## AIM
Leave out the pictures and repeat every record exactly.

## EXCERPTED RECORDS
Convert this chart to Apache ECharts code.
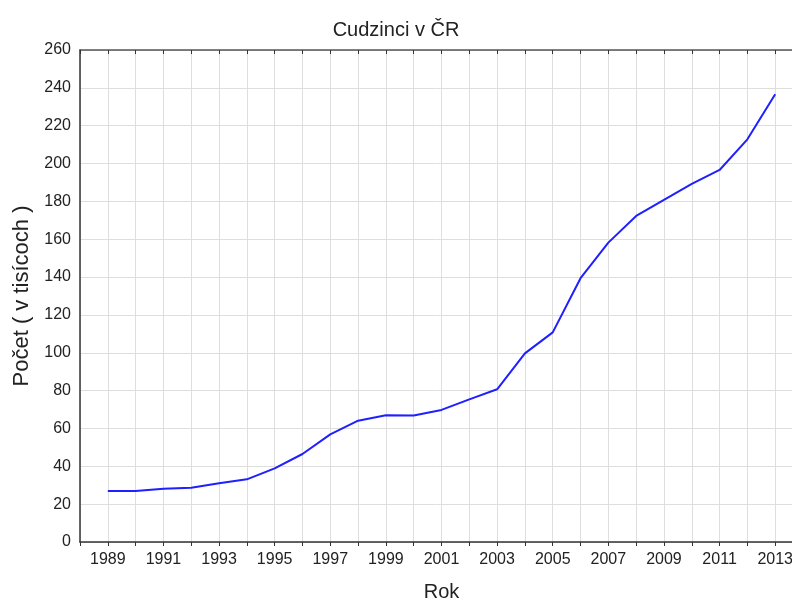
<!DOCTYPE html>
<html>
<head>
<meta charset="utf-8">
<script src="https://cdn.jsdelivr.net/npm/echarts@6/dist/echarts.min.js"></script>
<style>
  html, body { margin: 0; padding: 0; background: #fff; }
  #chart { width: 792px; height: 601px; }
</style>
</head>
<body>
<div id="chart"></div>
<script>
  // Years and foreigners in CZ (thousands).
  const years = [1989, 1990, 1991, 1992, 1993, 1994, 1995, 1996, 1997, 1998, 1999, 2000, 2001,
                 2002, 2003, 2004, 2005, 2006, 2007, 2008, 2009, 2010, 2011, 2012, 2013];
  const counts = [27.0, 27.0, 28.2, 28.7, 31.0, 33.1, 38.9, 46.5, 56.9, 64.1, 67.0, 66.9, 69.8,
                  75.4, 80.7, 99.7, 110.8, 139.4, 158.2, 172.3, 180.8, 189.2, 196.6, 212.8, 236.6];

  const titleText = 'Cudzinci v ČR';
  const xName = 'Rok';
  const yName = 'Počet ( v tisícoch )';

  const font = 'Liberation Sans, Arial, sans-serif';
  const gridColor = '#dedede';
  const axisColor = '#333';

  const chart = echarts.init(document.getElementById('chart'));
  chart.setOption({
    animation: false,
    title: {
      text: titleText,
      left: 'center',
      top: 15,
      textStyle: { fontFamily: font, fontSize: 20, fontWeight: 'normal', color: '#222' }
    },
    grid: { left: 80, top: 50, width: 723, height: 492, outerBoundsMode: 'none', containLabel: false },
    xAxis: [{
      type: 'value',
      min: 1988,
      max: 2014,
      interval: 1,
      name: xName,
      nameLocation: 'middle',
      nameGap: 40,
      nameTextStyle: { fontFamily: font, fontSize: 20, color: '#222' },
      axisLine: { show: true, onZero: false, lineStyle: { color: axisColor, width: 1.5 } },
      axisTick: { show: true, inside: false, length: 4, lineStyle: { color: axisColor } },
      axisLabel: {
        fontFamily: font, fontSize: 16, color: '#222', margin: 10,
        formatter: v => (v % 2 === 1 ? String(v) : '')
      },
      splitLine: { show: true, lineStyle: { color: gridColor, width: 1 } }
    }, {
      type: 'value',
      position: 'top',
      min: 1988,
      max: 2014,
      interval: 1,
      axisLine: { show: true, onZero: false, lineStyle: { color: '#555', width: 1.5 } },
      axisTick: { show: true, inside: true, length: 4, lineStyle: { color: axisColor } },
      axisLabel: { show: false },
      splitLine: { show: false }
    }],
    yAxis: {
      type: 'value',
      min: 0,
      max: 260,
      interval: 20,
      name: yName,
      nameLocation: 'middle',
      nameGap: 46,
      nameTextStyle: { fontFamily: font, fontSize: 22, color: '#222' },
      axisLine: { show: true, onZero: false, lineStyle: { color: axisColor, width: 1.5 } },
      axisTick: { show: false },
      axisLabel: { fontFamily: font, fontSize: 16, color: '#222', margin: 9 },
      splitLine: { show: true, lineStyle: { color: gridColor, width: 1 } }
    },
    series: [{
      type: 'line',
      xAxisIndex: 0,
      data: years.map((y, i) => [y, counts[i]]),
      showSymbol: false,
      lineStyle: { color: '#1f1fff', width: 2 },
      itemStyle: { color: '#1f1fff' }
    }]
  });
</script>
</body>
</html>
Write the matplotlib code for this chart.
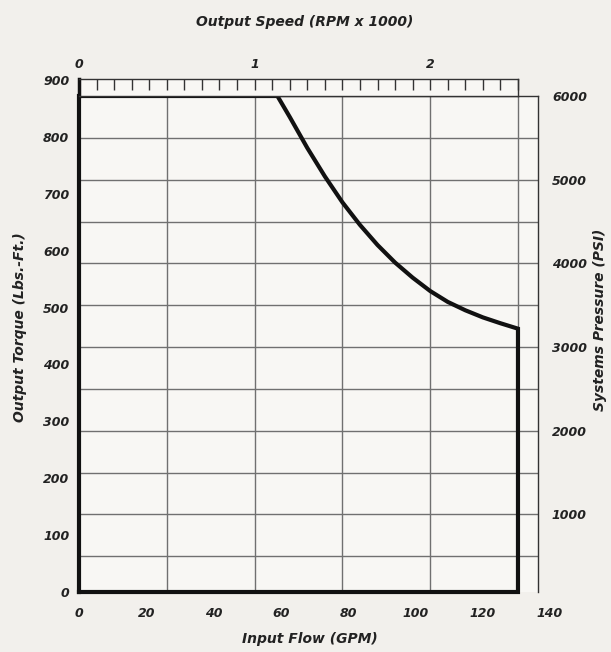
import numpy as np
import matplotlib
matplotlib.use("Agg")
import matplotlib.pyplot as plt

# performance envelope in (speed krpm, pressure psi)
speed = [0, 1.13, 1.2, 1.3, 1.4, 1.5, 1.6, 1.7, 1.8, 1.9, 2.0,
         2.1, 2.2, 2.3, 2.4, 2.5]
pressure = [6000, 6000, 5750, 5380, 5040, 4730, 4460, 4220, 4010, 3830,
            3670, 3540, 3440, 3355, 3285, 3220]

torque_ticks = [0, 100, 200, 300, 400, 500, 600, 700, 800, 900]
flow_ticks = [0, 20, 40, 60, 80, 100, 120, 140]
psi_ticks = [1000, 2000, 3000, 4000, 5000, 6000]
rpm_ticks = [0, 1, 2]

plt.rcParams['font.family'] = ['Liberation Sans Narrow', 'DejaVu Sans']
font = dict(fontweight='bold', fontstyle='italic', color='#222222')

W, H = 611, 652
fig = plt.figure(figsize=(W / 100, H / 100), dpi=100)
fig.patch.set_facecolor('#f2f0ec')


def box(x0, y0, x1, y1):
    # pixel box -> figure fraction rect
    return [x0 / W, 1 - y1 / H, (x1 - x0) / W, (y1 - y0) / H]


# main grid area (speed / pressure)
ax = fig.add_axes(box(79, 96, 538, 592))
ax.set_facecolor('#f8f7f4')
ax.set_xlim(0, 2.614)
ax.set_ylim(74, 6000)
ax.set_xticks(np.arange(0.5, 2.6, 0.5))
ax.set_yticks(np.arange(500, 6000, 500))
ax.grid(True, color='#707070', lw=1.0)
ax.tick_params(length=0, labelbottom=False, labelleft=False)
ax.spines['bottom'].set_visible(False)
for s in ['top', 'right', 'left']:
    ax.spines[s].set_color('#333333')
    ax.spines[s].set_linewidth(1.0)

bottom = ax.get_ylim()[0]
env_x = [speed[0]] + speed + [speed[-1], speed[0]]
env_y = [bottom] + pressure + [bottom, bottom]
ax.plot(env_x, env_y, color='#111111', lw=3, clip_on=False,
        solid_joinstyle='miter', zorder=5)

# right pressure labels
rax = ax.twinx()
rax.set_ylim(ax.get_ylim())
rax.set_yticks(psi_ticks)
rax.set_yticklabels([str(v) for v in psi_ticks], fontsize=9, **font)
rax.tick_params(length=0, pad=10)
for s in rax.spines.values():
    s.set_visible(False)

# top speed strip
tax = fig.add_axes(box(79, 79, 518, 96))
tax.set_facecolor('#f8f7f4')
tax.set_xlim(0, 2.5)
tax.set_ylim(0, 1)
tax.set_yticks([])
tax.xaxis.tick_top()
tax.set_xticks(rpm_ticks)
tax.set_xticklabels([str(v) for v in rpm_ticks], fontsize=9, **font)
tax.set_xticks(np.arange(0, 2.51, 0.1), minor=True)
tax.tick_params(axis='x', which='both', direction='in', length=8,
                width=1.0, color='#333333', pad=6)
for s in tax.spines.values():
    s.set_color('#333333')
    s.set_linewidth(1.0)
tax.spines['left'].set_linewidth(2.5)
tax.spines['left'].set_color('#111111')

# left torque labels
lax = fig.add_axes(box(79, 80, 538, 592))
lax.patch.set_visible(False)
lax.set_ylim(0, 900)
lax.set_yticks(torque_ticks)
lax.set_yticklabels([str(v) for v in torque_ticks], fontsize=9, **font)
lax.set_xticks([])
lax.tick_params(length=0, pad=7)
for s in lax.spines.values():
    s.set_visible(False)

# bottom flow labels
fax = fig.add_axes(box(79, 80, 560, 592))
fax.patch.set_visible(False)
fax.set_xlim(0, 143)
fax.set_xticks(flow_ticks)
fax.set_xticklabels([str(v) for v in flow_ticks], fontsize=9, **font)
fax.set_yticks([])
fax.tick_params(length=0, pad=11)
for s in fax.spines.values():
    s.set_visible(False)

fig.text(0.499, 0.966, 'Output Speed (RPM x 1000)', ha='center', va='center',
         fontsize=10, **font)
fig.text(0.507, 0.020, 'Input Flow (GPM)', ha='center', va='center',
         fontsize=10, **font)
fig.text(0.033, 0.498, 'Output Torque (Lbs.-Ft.)', ha='center', va='center',
         rotation=90, fontsize=10, **font)
fig.text(0.982, 0.509, 'Systems Pressure (PSI)', ha='center', va='center',
         rotation=90, fontsize=10, **font)

fig.savefig('out.png', dpi=100, facecolor=fig.get_facecolor())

## WRITTEN RESPONSE
Convert this chart to Apache ECharts code.
<!DOCTYPE html>
<html>
<head>
<meta charset="utf-8">
<script src="https://cdn.jsdelivr.net/npm/echarts@6/dist/echarts.min.js"></script>
<style>
  html, body { margin: 0; padding: 0; background: #fff; }
  #chart { width: 792px; height: 601px; }
</style>
</head>
<body>
<div id="chart"></div>
<script>
  // Years and foreigners in CZ (thousands).
  const years = [1989, 1990, 1991, 1992, 1993, 1994, 1995, 1996, 1997, 1998, 1999, 2000, 2001,
                 2002, 2003, 2004, 2005, 2006, 2007, 2008, 2009, 2010, 2011, 2012, 2013];
  const counts = [27.0, 27.0, 28.2, 28.7, 31.0, 33.1, 38.9, 46.5, 56.9, 64.1, 67.0, 66.9, 69.8,
                  75.4, 80.7, 99.7, 110.8, 139.4, 158.2, 172.3, 180.8, 189.2, 196.6, 212.8, 236.6];

  const titleText = 'Cudzinci v ČR';
  const xName = 'Rok';
  const yName = 'Počet ( v tisícoch )';

  const font = 'Liberation Sans, Arial, sans-serif';
  const gridColor = '#dedede';
  const axisColor = '#333';

  const chart = echarts.init(document.getElementById('chart'));
  chart.setOption({
    animation: false,
    title: {
      text: titleText,
      left: 'center',
      top: 15,
      textStyle: { fontFamily: font, fontSize: 20, fontWeight: 'normal', color: '#222' }
    },
    grid: { left: 80, top: 50, width: 723, height: 492, outerBoundsMode: 'none', containLabel: false },
    xAxis: [{
      type: 'value',
      min: 1988,
      max: 2014,
      interval: 1,
      name: xName,
      nameLocation: 'middle',
      nameGap: 40,
      nameTextStyle: { fontFamily: font, fontSize: 20, color: '#222' },
      axisLine: { show: true, onZero: false, lineStyle: { color: axisColor, width: 1.5 } },
      axisTick: { show: true, inside: false, length: 4, lineStyle: { color: axisColor } },
      axisLabel: {
        fontFamily: font, fontSize: 16, color: '#222', margin: 10,
        formatter: v => (v % 2 === 1 ? String(v) : '')
      },
      splitLine: { show: true, lineStyle: { color: gridColor, width: 1 } }
    }, {
      type: 'value',
      position: 'top',
      min: 1988,
      max: 2014,
      interval: 1,
      axisLine: { show: true, onZero: false, lineStyle: { color: '#555', width: 1.5 } },
      axisTick: { show: true, inside: true, length: 4, lineStyle: { color: axisColor } },
      axisLabel: { show: false },
      splitLine: { show: false }
    }],
    yAxis: {
      type: 'value',
      min: 0,
      max: 260,
      interval: 20,
      name: yName,
      nameLocation: 'middle',
      nameGap: 46,
      nameTextStyle: { fontFamily: font, fontSize: 22, color: '#222' },
      axisLine: { show: true, onZero: false, lineStyle: { color: axisColor, width: 1.5 } },
      axisTick: { show: false },
      axisLabel: { fontFamily: font, fontSize: 16, color: '#222', margin: 9 },
      splitLine: { show: true, lineStyle: { color: gridColor, width: 1 } }
    },
    series: [{
      type: 'line',
      xAxisIndex: 0,
      data: years.map((y, i) => [y, counts[i]]),
      showSymbol: false,
      lineStyle: { color: '#1f1fff', width: 2 },
      itemStyle: { color: '#1f1fff' }
    }]
  });
</script>
</body>
</html>
Write the matplotlib code for this chart.
import numpy as np
import matplotlib
matplotlib.use("Agg")
import matplotlib.pyplot as plt

# performance envelope in (speed krpm, pressure psi)
speed = [0, 1.13, 1.2, 1.3, 1.4, 1.5, 1.6, 1.7, 1.8, 1.9, 2.0,
         2.1, 2.2, 2.3, 2.4, 2.5]
pressure = [6000, 6000, 5750, 5380, 5040, 4730, 4460, 4220, 4010, 3830,
            3670, 3540, 3440, 3355, 3285, 3220]

torque_ticks = [0, 100, 200, 300, 400, 500, 600, 700, 800, 900]
flow_ticks = [0, 20, 40, 60, 80, 100, 120, 140]
psi_ticks = [1000, 2000, 3000, 4000, 5000, 6000]
rpm_ticks = [0, 1, 2]

plt.rcParams['font.family'] = ['Liberation Sans Narrow', 'DejaVu Sans']
font = dict(fontweight='bold', fontstyle='italic', color='#222222')

W, H = 611, 652
fig = plt.figure(figsize=(W / 100, H / 100), dpi=100)
fig.patch.set_facecolor('#f2f0ec')


def box(x0, y0, x1, y1):
    # pixel box -> figure fraction rect
    return [x0 / W, 1 - y1 / H, (x1 - x0) / W, (y1 - y0) / H]


# main grid area (speed / pressure)
ax = fig.add_axes(box(79, 96, 538, 592))
ax.set_facecolor('#f8f7f4')
ax.set_xlim(0, 2.614)
ax.set_ylim(74, 6000)
ax.set_xticks(np.arange(0.5, 2.6, 0.5))
ax.set_yticks(np.arange(500, 6000, 500))
ax.grid(True, color='#707070', lw=1.0)
ax.tick_params(length=0, labelbottom=False, labelleft=False)
ax.spines['bottom'].set_visible(False)
for s in ['top', 'right', 'left']:
    ax.spines[s].set_color('#333333')
    ax.spines[s].set_linewidth(1.0)

bottom = ax.get_ylim()[0]
env_x = [speed[0]] + speed + [speed[-1], speed[0]]
env_y = [bottom] + pressure + [bottom, bottom]
ax.plot(env_x, env_y, color='#111111', lw=3, clip_on=False,
        solid_joinstyle='miter', zorder=5)

# right pressure labels
rax = ax.twinx()
rax.set_ylim(ax.get_ylim())
rax.set_yticks(psi_ticks)
rax.set_yticklabels([str(v) for v in psi_ticks], fontsize=9, **font)
rax.tick_params(length=0, pad=10)
for s in rax.spines.values():
    s.set_visible(False)

# top speed strip
tax = fig.add_axes(box(79, 79, 518, 96))
tax.set_facecolor('#f8f7f4')
tax.set_xlim(0, 2.5)
tax.set_ylim(0, 1)
tax.set_yticks([])
tax.xaxis.tick_top()
tax.set_xticks(rpm_ticks)
tax.set_xticklabels([str(v) for v in rpm_ticks], fontsize=9, **font)
tax.set_xticks(np.arange(0, 2.51, 0.1), minor=True)
tax.tick_params(axis='x', which='both', direction='in', length=8,
                width=1.0, color='#333333', pad=6)
for s in tax.spines.values():
    s.set_color('#333333')
    s.set_linewidth(1.0)
tax.spines['left'].set_linewidth(2.5)
tax.spines['left'].set_color('#111111')

# left torque labels
lax = fig.add_axes(box(79, 80, 538, 592))
lax.patch.set_visible(False)
lax.set_ylim(0, 900)
lax.set_yticks(torque_ticks)
lax.set_yticklabels([str(v) for v in torque_ticks], fontsize=9, **font)
lax.set_xticks([])
lax.tick_params(length=0, pad=7)
for s in lax.spines.values():
    s.set_visible(False)

# bottom flow labels
fax = fig.add_axes(box(79, 80, 560, 592))
fax.patch.set_visible(False)
fax.set_xlim(0, 143)
fax.set_xticks(flow_ticks)
fax.set_xticklabels([str(v) for v in flow_ticks], fontsize=9, **font)
fax.set_yticks([])
fax.tick_params(length=0, pad=11)
for s in fax.spines.values():
    s.set_visible(False)

fig.text(0.499, 0.966, 'Output Speed (RPM x 1000)', ha='center', va='center',
         fontsize=10, **font)
fig.text(0.507, 0.020, 'Input Flow (GPM)', ha='center', va='center',
         fontsize=10, **font)
fig.text(0.033, 0.498, 'Output Torque (Lbs.-Ft.)', ha='center', va='center',
         rotation=90, fontsize=10, **font)
fig.text(0.982, 0.509, 'Systems Pressure (PSI)', ha='center', va='center',
         rotation=90, fontsize=10, **font)

fig.savefig('out.png', dpi=100, facecolor=fig.get_facecolor())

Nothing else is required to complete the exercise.